That has been my general feeling.

Many drivers have some ISA'ish way to get address or they have dynamic ways.  While many probably hate the old fixed systems in embedded it doesn't always seem so offensive.

You still can abstract resources into platform specific data areas.


> > Frankly I've never been convinced that a multi OMAP1/2/3 image makes
> much sense apart forcing better code structure and being kind of cool.
> Each chip has very different performance targets and is really better
> built with an optimized tool chain (ARMv5, ARMv6, ARMv7).  Doing multi-
> boots with in the same architecture family seems really good but across
> seems less so.
>
> It definitely makes sense from distro and maintenance point of view. If
> we did not work towards multi-omap we would already have the same code
> duplicated many times over.

Yes.  But this also adds a high level of coupling.  Sometimes this great like an internal MUSB driver other times it complicates development like for power aspects.

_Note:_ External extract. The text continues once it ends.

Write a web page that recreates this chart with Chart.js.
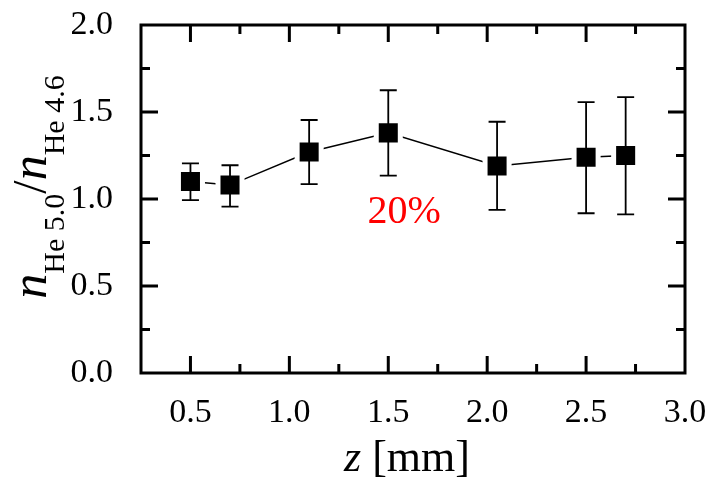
<!DOCTYPE html>
<html>
<head>
<meta charset="utf-8">
<script src="https://cdn.jsdelivr.net/npm/chart.js@4.4.1/dist/chart.umd.min.js"></script>
<style>
  html, body { margin: 0; padding: 0; background: #fff; }
</style>
</head>
<body>
<canvas id="ratioChart" width="709" height="483"></canvas>
<script>
// values
const zValues = [0.5, 0.7, 1.1, 1.5, 2.05, 2.5, 2.7];
const ratioValues = [1.10, 1.08, 1.27, 1.38, 1.19, 1.24, 1.25];
const errHigh = [1.205, 1.194, 1.454, 1.625, 1.444, 1.557, 1.586];
const errLow = [0.994, 0.956, 1.086, 1.134, 0.937, 0.918, 0.912];

const xTickValues = [0.5, 1.0, 1.5, 2.0, 2.5, 3.0];
const xMinorTicks = [0.75, 1.25, 1.75, 2.25, 2.75];
const yTickValues = [0.0, 0.5, 1.0, 1.5, 2.0];
const yMinorTicks = [0.25, 0.75, 1.25, 1.75];

const noteText = '20%';
const notePos = [1.58, 0.92];

const serif = '"Liberation Serif", "Times New Roman", serif';

const points = zValues.map((z, i) => ({ x: z, y: ratioValues[i] }));

// error bars on top of the markers
const errorBars = {
    id: 'errorBars',
    afterDatasetsDraw(chart) {
        const { ctx, scales: { x, y } } = chart;
        ctx.save();
        ctx.strokeStyle = '#000';
        ctx.lineWidth = 1.8;
        zValues.forEach((z, i) => {
            const px = x.getPixelForValue(z);
            const top = y.getPixelForValue(errHigh[i]);
            const bot = y.getPixelForValue(errLow[i]);
            ctx.beginPath();
            ctx.moveTo(px, top);
            ctx.lineTo(px, bot);
            ctx.moveTo(px - 8.5, top);
            ctx.lineTo(px + 8.5, top);
            ctx.moveTo(px - 8.5, bot);
            ctx.lineTo(px + 8.5, bot);
            ctx.stroke();
        });
        ctx.restore();
    }
};

// frame, inward ticks on all four sides, axis titles and the note
const frameAndText = {
    id: 'frameAndText',
    afterDraw(chart) {
        const { ctx, chartArea: a, scales: { x, y } } = chart;
        ctx.save();
        ctx.strokeStyle = '#000';
        ctx.lineWidth = 3;
        ctx.lineCap = 'butt';
        ctx.strokeRect(a.left, a.top, a.right - a.left, a.bottom - a.top);

        const tick = (vals, len, horiz) => {
            vals.forEach(v => {
                ctx.beginPath();
                if (horiz) {
                    const px = x.getPixelForValue(v);
                    ctx.moveTo(px, a.bottom); ctx.lineTo(px, a.bottom - len);
                    ctx.moveTo(px, a.top); ctx.lineTo(px, a.top + len);
                } else {
                    const py = y.getPixelForValue(v);
                    ctx.moveTo(a.left, py); ctx.lineTo(a.left + len, py);
                    ctx.moveTo(a.right, py); ctx.lineTo(a.right - len, py);
                }
                ctx.stroke();
            });
        };
        tick(xTickValues.filter(v => v < 3), 17, true);
        tick(xMinorTicks, 9, true);
        tick(yTickValues.filter(v => v > 0 && v < 2), 17, false);
        tick(yMinorTicks, 9, false);

        // x title: z [mm]
        ctx.fillStyle = '#000';
        ctx.textBaseline = 'alphabetic';
        ctx.textAlign = 'left';
        const xParts = [
            { t: 'z', f: 'italic 44px ' + serif },
            { t: ' [mm]', f: '44px ' + serif }
        ];
        let w = 0;
        xParts.forEach(p => { ctx.font = p.f; w += ctx.measureText(p.t).width; });
        let cx = (a.left + a.right) / 2 - 6 - w / 2;
        xParts.forEach(p => { ctx.font = p.f; ctx.fillText(p.t, cx, 471); cx += ctx.measureText(p.t).width; });

        // y title: n_He5.0 / n_He4.6
        const yParts = [
            { t: 'n', f: 'italic 50px ' + serif, dy: 0 },
            { t: 'He 5.0', f: '30px ' + serif, dy: 18 },
            { t: '/', f: '48px ' + serif, dy: 0 },
            { t: 'n', f: 'italic 50px ' + serif, dy: 0 },
            { t: 'He 4.6', f: '30px ' + serif, dy: 18 }
        ];
        ctx.save();
        ctx.translate(46, (a.top + a.bottom) / 2 - 12);
        ctx.rotate(-Math.PI / 2);
        w = 0;
        yParts.forEach(p => { ctx.font = p.f; w += ctx.measureText(p.t).width; });
        let tx = -w / 2;
        yParts.forEach(p => { ctx.font = p.f; ctx.fillText(p.t, tx, p.dy); tx += ctx.measureText(p.t).width; });
        ctx.restore();

        // red note
        ctx.fillStyle = '#ff0000';
        ctx.font = '40px ' + serif;
        ctx.textAlign = 'center';
        ctx.textBaseline = 'middle';
        ctx.fillText(noteText, x.getPixelForValue(notePos[0]), y.getPixelForValue(notePos[1]));
        ctx.restore();
    }
};

const noPad = s => {
    s.paddingTop = 0;
    s.paddingBottom = 0;
    s.paddingLeft = 0;
    s.paddingRight = 0;
};

const data = {
    datasets: [{
        label: 'ratio',
        data: points,
        showLine: true,
        borderColor: '#000',
        borderWidth: 1.5,
        pointStyle: 'rect',
        pointRadius: 17,
        pointBackgroundColor: '#000',
        pointBorderColor: '#fff',
        pointBorderWidth: 5,
        pointHoverRadius: 17
    }]
};

const config = {
    type: 'scatter',
    data: data,
    options: {
        responsive: false,
        animation: false,
        events: [],
        layout: { padding: { top: 25, right: 24, left: 0, bottom: 0 } },
        plugins: { legend: { display: false }, tooltip: { enabled: false } },
        scales: {
            x: {
                type: 'linear',
                min: 0.25,
                max: 3.0,
                afterBuildTicks: s => { s.ticks = xTickValues.map(v => ({ value: v })); },
                afterFit: s => { s.height = 110; noPad(s); },
                grid: { display: false },
                border: { display: false },
                ticks: {
                    color: '#000',
                    font: { family: serif, size: 34 },
                    padding: 12,
                    maxRotation: 0,
                    callback: v => v.toFixed(1)
                }
            },
            y: {
                type: 'linear',
                min: 0,
                max: 2.0,
                afterBuildTicks: s => { s.ticks = yTickValues.map(v => ({ value: v })); },
                afterFit: s => { s.width = 141; noPad(s); },
                grid: { display: false },
                border: { display: false },
                ticks: {
                    color: '#000',
                    font: { family: serif, size: 34 },
                    padding: 20,
                    callback: v => v.toFixed(1)
                }
            }
        }
    },
    plugins: [errorBars, frameAndText]
};

// eslint-disable-next-line
const ratioChart = new Chart(document.querySelector('#ratioChart'), config);
</script>
</body>
</html>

For example domain OFF mode is not compelling given how good retention is at the process node used for all OMAP2s.  But it is compelling on an OMAP3.  Pushing back OMAP3 needed code on to OMAP2 in this area ends up being not so beneficial for OMAP2. It causes regressions and slows down OMAP3 code adoption.  If its down nicely like Paul has been working at it may turn out well.  But the time to do this is extended.

Regards,
Richard W.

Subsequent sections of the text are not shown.